Essa característica dúbia do álbum se manifesta especialmente nas figuras de Laetitia Sadier e Tim Gane. Enquanto ela, com sua curiosidade intelectual e persistência reflexiva não aborda um tema apenas uma vez, Gane faz o mesmo, só que com experiências sonoras, onde reinventa referências da pré-história da música eletrônica e brinca com os limites dos gêneros musicais.

Sadier disse uma vez em entrevista: “Se escrever sobre um assunto múltiplas vezes é o que preciso para compreendê-lo, então assim o farei”. Desse modo, seus versos funcionam como autópsias de ideias — cuidadosas, repetidas, minuciosas — alinhados à uma vontade insaciável de Gane em explorar sem medo linhas temporais e sonoras.
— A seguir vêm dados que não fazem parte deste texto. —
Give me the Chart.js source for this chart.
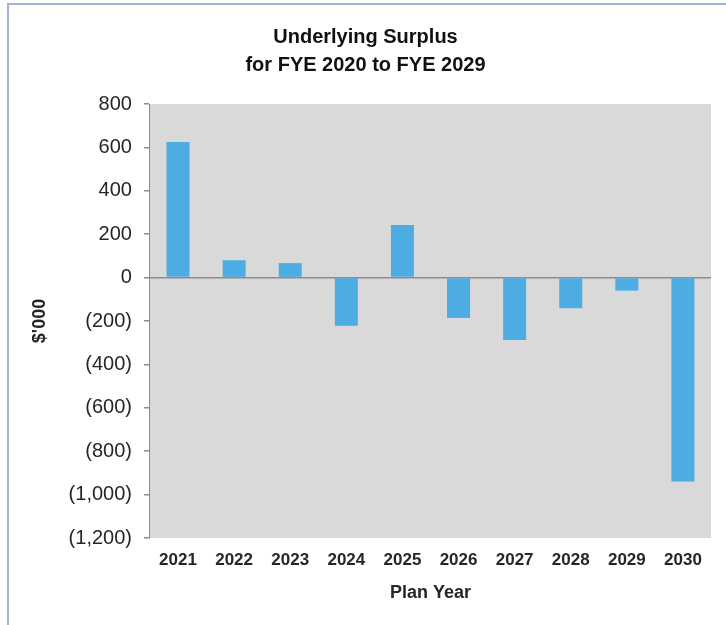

É nessa insistência e criatividade que reside uma das chaves para compreender "Instant Holograms on Metal Film", que ocupa um lugar incomum dentro da discografia da banda.

Após um hiato de mais de uma década, há um evidente salto — temporal, existencial e sonoro. Quinze anos de vida condensados em 59 minutos de música: um intervalo que não é apenas cronológico, mas também afetivo e ideológico.

Escutar "Instant Holograms on Metal Film" é, nesse sentido, como presenciar o abrir de uma Caixa de Pandora que estava fechada há quinze anos  — cujas consequências, ao invés de escaparem, reverberam em camadas sonoras complexas e tessituras vocais variadas. É uma experiência densa, inquieta e profundamente marcada por um tempo que já não é mais o mesmo, mas que insiste em dialogar com aquilo que fomos e, talvez, com o que ainda seremos.